## WHAT THE TASK ASKS
Quote exactly, and only, the lines of the material below from the line with "Convert this chart to React, TypeScript" through the line with "const FONT = 'Liberation".

## RECORDS SHOWN
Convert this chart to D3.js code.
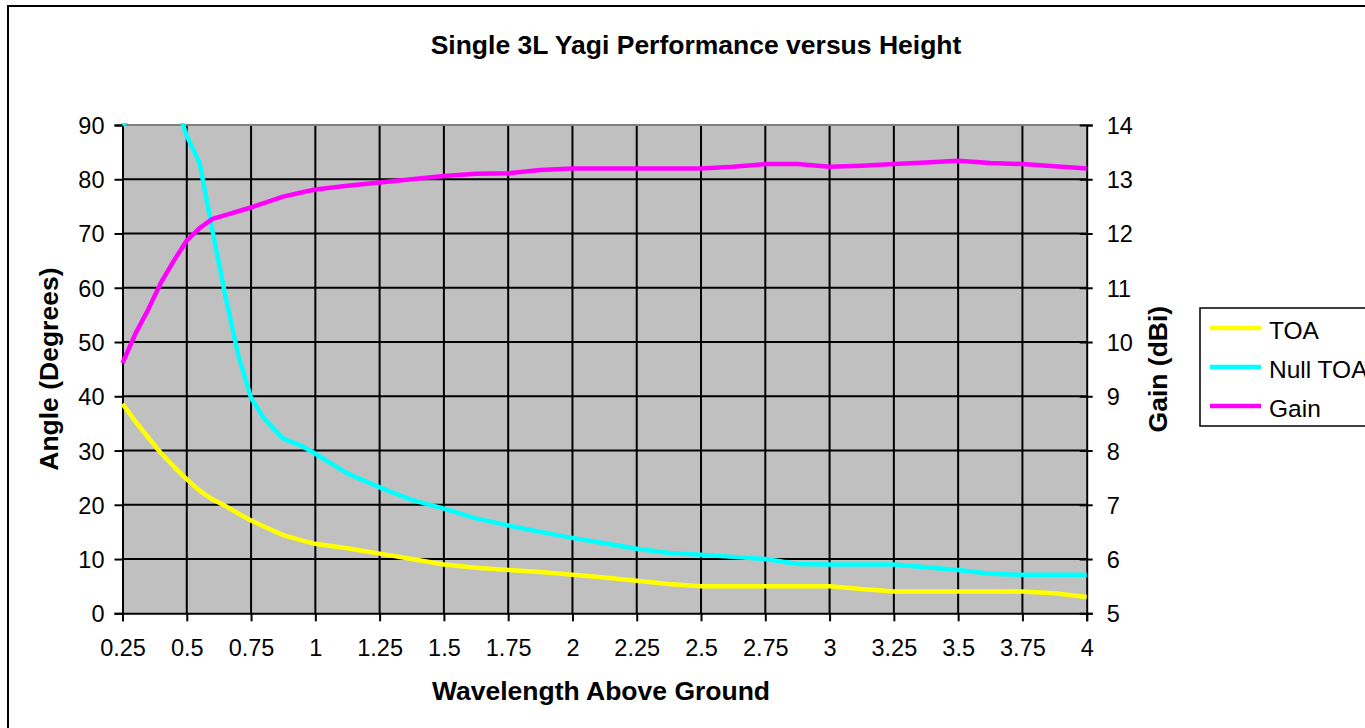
...
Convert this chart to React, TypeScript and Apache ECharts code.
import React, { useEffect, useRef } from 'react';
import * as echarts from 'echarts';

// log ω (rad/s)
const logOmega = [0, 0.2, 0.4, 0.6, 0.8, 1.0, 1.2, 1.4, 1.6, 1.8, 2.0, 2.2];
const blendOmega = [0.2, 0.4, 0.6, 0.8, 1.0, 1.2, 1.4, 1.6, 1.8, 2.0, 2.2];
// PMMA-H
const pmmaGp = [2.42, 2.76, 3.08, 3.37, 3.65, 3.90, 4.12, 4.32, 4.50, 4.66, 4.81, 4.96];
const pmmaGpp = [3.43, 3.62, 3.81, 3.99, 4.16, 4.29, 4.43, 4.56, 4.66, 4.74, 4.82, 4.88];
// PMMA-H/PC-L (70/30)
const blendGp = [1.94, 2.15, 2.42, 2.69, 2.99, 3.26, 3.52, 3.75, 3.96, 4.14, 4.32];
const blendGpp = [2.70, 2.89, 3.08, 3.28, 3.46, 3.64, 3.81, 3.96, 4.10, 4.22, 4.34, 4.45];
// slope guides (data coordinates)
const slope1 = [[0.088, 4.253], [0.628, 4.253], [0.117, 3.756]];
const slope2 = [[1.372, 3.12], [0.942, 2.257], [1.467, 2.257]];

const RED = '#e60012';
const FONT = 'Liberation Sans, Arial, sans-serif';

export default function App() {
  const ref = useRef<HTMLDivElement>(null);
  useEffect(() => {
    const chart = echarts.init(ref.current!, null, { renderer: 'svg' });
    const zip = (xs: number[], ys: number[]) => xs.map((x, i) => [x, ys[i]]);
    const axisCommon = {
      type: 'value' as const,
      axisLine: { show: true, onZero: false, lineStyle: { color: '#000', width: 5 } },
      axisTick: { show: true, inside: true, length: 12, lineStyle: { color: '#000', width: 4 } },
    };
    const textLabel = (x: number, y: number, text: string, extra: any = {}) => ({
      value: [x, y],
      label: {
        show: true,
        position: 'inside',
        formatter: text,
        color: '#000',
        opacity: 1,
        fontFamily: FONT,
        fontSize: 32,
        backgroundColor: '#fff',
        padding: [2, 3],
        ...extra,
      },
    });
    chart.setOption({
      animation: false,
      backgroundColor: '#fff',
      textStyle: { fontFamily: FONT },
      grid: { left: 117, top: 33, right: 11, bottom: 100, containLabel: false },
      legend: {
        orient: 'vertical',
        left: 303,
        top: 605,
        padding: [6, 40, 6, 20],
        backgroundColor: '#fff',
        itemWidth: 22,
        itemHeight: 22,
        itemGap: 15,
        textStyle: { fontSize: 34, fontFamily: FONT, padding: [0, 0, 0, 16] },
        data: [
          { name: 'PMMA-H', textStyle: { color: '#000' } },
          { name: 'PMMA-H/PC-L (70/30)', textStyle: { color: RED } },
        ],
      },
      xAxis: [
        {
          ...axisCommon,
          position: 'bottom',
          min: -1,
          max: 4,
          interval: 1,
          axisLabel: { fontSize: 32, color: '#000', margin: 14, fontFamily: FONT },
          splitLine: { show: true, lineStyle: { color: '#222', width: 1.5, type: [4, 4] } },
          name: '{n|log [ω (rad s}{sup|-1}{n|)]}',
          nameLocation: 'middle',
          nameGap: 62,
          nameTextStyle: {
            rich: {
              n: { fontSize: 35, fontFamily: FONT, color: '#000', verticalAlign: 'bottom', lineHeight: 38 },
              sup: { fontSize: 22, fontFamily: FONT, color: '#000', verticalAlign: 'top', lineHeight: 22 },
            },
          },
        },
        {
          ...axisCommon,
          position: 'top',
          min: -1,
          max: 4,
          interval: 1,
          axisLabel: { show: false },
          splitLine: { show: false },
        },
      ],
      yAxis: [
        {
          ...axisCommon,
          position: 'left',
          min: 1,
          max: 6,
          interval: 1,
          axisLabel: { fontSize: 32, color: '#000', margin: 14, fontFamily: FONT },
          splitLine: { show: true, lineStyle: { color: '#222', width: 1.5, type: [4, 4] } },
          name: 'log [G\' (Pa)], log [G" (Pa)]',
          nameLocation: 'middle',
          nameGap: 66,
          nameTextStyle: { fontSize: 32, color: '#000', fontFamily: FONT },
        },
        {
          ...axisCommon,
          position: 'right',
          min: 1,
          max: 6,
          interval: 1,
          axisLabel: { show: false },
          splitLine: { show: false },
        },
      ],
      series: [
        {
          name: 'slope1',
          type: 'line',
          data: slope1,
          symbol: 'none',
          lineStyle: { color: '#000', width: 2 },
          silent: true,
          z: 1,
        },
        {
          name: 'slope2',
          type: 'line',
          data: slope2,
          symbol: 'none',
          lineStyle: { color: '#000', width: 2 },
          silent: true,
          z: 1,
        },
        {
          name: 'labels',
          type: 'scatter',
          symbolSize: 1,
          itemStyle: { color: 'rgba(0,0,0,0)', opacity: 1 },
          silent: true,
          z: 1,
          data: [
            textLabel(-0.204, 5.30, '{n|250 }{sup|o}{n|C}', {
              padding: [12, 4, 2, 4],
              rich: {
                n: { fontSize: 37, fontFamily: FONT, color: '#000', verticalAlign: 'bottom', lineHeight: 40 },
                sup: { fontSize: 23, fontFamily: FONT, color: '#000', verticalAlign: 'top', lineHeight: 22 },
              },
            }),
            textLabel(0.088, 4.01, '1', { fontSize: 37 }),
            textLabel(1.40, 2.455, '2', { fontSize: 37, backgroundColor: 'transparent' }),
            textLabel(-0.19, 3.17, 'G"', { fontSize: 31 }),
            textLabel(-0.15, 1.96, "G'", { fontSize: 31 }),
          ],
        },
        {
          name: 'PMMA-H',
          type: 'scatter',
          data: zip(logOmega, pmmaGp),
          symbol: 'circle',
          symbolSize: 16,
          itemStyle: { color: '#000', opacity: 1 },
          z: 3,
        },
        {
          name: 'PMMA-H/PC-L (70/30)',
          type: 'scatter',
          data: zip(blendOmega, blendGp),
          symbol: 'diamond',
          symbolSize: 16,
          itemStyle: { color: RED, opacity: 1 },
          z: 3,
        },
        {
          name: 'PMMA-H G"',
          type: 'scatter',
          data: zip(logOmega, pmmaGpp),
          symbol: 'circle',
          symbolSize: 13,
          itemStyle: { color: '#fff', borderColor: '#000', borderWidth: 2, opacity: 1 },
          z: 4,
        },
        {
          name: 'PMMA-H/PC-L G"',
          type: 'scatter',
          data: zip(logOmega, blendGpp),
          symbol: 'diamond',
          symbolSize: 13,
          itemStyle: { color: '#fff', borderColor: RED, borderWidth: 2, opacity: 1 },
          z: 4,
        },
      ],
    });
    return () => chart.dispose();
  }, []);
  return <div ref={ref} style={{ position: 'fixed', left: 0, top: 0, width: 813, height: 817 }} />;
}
* * *
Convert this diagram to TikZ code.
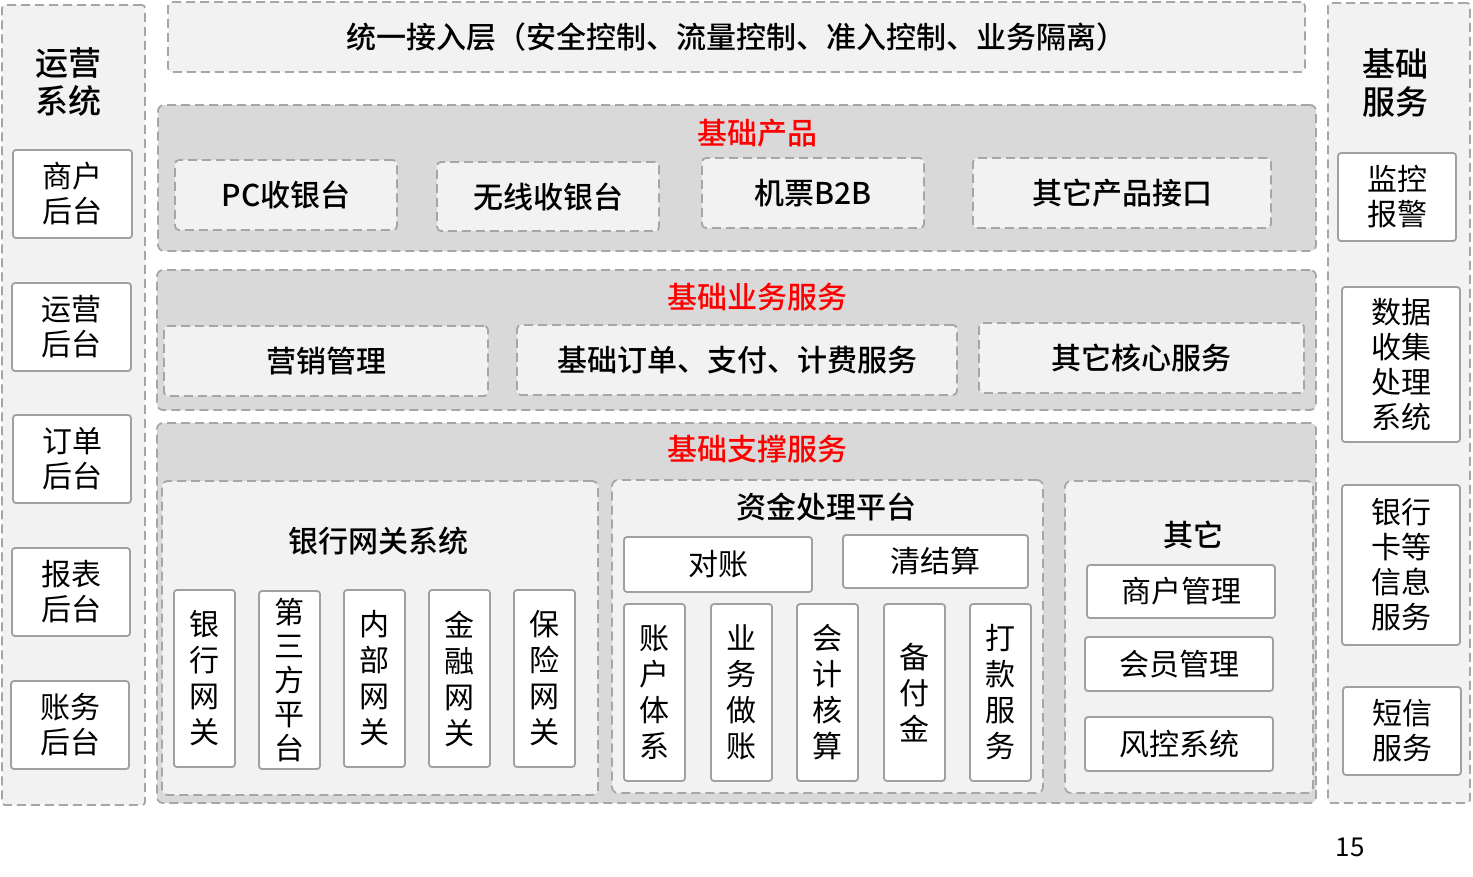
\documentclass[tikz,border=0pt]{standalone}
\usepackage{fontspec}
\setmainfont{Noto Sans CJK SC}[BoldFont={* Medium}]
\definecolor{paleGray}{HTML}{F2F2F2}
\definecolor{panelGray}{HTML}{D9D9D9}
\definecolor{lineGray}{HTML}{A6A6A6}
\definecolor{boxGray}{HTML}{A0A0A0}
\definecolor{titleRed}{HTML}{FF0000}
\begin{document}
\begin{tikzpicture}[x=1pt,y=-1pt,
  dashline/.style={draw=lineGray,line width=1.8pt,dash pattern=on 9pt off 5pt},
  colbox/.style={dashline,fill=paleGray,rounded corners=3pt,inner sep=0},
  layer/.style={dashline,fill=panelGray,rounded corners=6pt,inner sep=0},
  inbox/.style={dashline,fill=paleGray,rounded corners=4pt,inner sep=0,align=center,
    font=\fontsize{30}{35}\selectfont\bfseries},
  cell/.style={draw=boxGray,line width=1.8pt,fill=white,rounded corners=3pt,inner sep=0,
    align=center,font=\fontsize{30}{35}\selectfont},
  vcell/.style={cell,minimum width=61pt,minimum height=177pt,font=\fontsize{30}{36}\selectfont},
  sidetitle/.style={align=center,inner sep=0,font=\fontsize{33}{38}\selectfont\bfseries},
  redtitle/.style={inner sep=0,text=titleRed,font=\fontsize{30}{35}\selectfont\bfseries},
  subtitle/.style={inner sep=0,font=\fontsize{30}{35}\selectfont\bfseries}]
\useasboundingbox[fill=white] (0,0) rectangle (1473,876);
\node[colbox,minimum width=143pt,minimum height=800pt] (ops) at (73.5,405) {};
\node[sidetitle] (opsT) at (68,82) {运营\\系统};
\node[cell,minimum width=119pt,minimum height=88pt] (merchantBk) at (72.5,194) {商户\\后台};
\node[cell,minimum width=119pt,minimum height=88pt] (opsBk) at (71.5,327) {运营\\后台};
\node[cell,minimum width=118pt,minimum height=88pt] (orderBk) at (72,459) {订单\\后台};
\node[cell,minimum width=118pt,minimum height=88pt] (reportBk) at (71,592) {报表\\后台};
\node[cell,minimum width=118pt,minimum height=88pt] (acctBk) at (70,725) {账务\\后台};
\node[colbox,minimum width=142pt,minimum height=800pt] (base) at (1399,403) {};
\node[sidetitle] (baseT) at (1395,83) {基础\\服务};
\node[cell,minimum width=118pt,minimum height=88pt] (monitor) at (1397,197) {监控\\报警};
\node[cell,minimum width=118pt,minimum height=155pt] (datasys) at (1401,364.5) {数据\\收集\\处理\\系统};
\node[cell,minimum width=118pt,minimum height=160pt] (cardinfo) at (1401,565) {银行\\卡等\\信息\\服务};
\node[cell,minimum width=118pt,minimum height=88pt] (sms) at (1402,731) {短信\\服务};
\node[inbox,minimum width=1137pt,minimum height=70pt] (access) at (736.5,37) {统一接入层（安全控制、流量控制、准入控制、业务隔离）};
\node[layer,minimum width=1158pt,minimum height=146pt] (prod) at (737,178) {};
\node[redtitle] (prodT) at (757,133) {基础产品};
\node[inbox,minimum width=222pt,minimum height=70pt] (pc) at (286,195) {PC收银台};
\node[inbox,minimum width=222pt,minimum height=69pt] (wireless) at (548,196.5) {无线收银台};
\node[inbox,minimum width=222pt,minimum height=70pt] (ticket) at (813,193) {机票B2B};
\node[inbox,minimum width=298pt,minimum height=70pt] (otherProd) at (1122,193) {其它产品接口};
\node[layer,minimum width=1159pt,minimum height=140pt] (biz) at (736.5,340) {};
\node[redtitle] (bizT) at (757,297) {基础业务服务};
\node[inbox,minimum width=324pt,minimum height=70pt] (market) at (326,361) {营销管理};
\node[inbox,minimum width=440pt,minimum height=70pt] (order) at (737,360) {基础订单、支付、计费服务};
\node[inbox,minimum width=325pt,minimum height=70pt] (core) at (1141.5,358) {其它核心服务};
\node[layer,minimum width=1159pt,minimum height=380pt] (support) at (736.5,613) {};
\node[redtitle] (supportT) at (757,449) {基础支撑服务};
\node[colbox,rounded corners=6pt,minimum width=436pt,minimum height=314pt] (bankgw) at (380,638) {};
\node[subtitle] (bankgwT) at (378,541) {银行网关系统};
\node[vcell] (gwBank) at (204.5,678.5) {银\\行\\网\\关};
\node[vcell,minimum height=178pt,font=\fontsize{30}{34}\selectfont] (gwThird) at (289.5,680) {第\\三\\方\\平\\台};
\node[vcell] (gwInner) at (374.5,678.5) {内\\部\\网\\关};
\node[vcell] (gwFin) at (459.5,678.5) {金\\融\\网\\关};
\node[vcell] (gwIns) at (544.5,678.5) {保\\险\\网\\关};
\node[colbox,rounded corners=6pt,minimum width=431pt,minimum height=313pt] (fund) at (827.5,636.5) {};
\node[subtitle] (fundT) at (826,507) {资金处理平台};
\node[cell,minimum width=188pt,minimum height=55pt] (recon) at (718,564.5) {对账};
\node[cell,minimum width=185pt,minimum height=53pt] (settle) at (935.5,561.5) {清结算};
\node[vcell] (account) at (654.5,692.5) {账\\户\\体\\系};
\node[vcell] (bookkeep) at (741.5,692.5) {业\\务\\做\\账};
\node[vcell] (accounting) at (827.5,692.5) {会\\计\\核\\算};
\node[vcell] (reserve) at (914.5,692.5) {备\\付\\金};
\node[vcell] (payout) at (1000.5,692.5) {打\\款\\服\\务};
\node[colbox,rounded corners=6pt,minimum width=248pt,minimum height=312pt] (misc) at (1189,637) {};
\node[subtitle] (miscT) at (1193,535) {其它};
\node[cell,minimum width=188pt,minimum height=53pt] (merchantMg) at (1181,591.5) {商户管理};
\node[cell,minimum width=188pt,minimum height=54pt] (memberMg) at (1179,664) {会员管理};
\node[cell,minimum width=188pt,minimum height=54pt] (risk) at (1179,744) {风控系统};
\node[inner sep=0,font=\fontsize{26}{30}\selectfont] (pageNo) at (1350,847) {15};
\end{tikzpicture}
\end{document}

## WORKED ANSWER
Convert this chart to React, TypeScript and Apache ECharts code.
import React, { useEffect, useRef } from 'react';
import * as echarts from 'echarts';

// log ω (rad/s)
const logOmega = [0, 0.2, 0.4, 0.6, 0.8, 1.0, 1.2, 1.4, 1.6, 1.8, 2.0, 2.2];
const blendOmega = [0.2, 0.4, 0.6, 0.8, 1.0, 1.2, 1.4, 1.6, 1.8, 2.0, 2.2];
// PMMA-H
const pmmaGp = [2.42, 2.76, 3.08, 3.37, 3.65, 3.90, 4.12, 4.32, 4.50, 4.66, 4.81, 4.96];
const pmmaGpp = [3.43, 3.62, 3.81, 3.99, 4.16, 4.29, 4.43, 4.56, 4.66, 4.74, 4.82, 4.88];
// PMMA-H/PC-L (70/30)
const blendGp = [1.94, 2.15, 2.42, 2.69, 2.99, 3.26, 3.52, 3.75, 3.96, 4.14, 4.32];
const blendGpp = [2.70, 2.89, 3.08, 3.28, 3.46, 3.64, 3.81, 3.96, 4.10, 4.22, 4.34, 4.45];
// slope guides (data coordinates)
const slope1 = [[0.088, 4.253], [0.628, 4.253], [0.117, 3.756]];
const slope2 = [[1.372, 3.12], [0.942, 2.257], [1.467, 2.257]];

const RED = '#e60012';
const FONT = 'Liberation Sans, Arial, sans-serif';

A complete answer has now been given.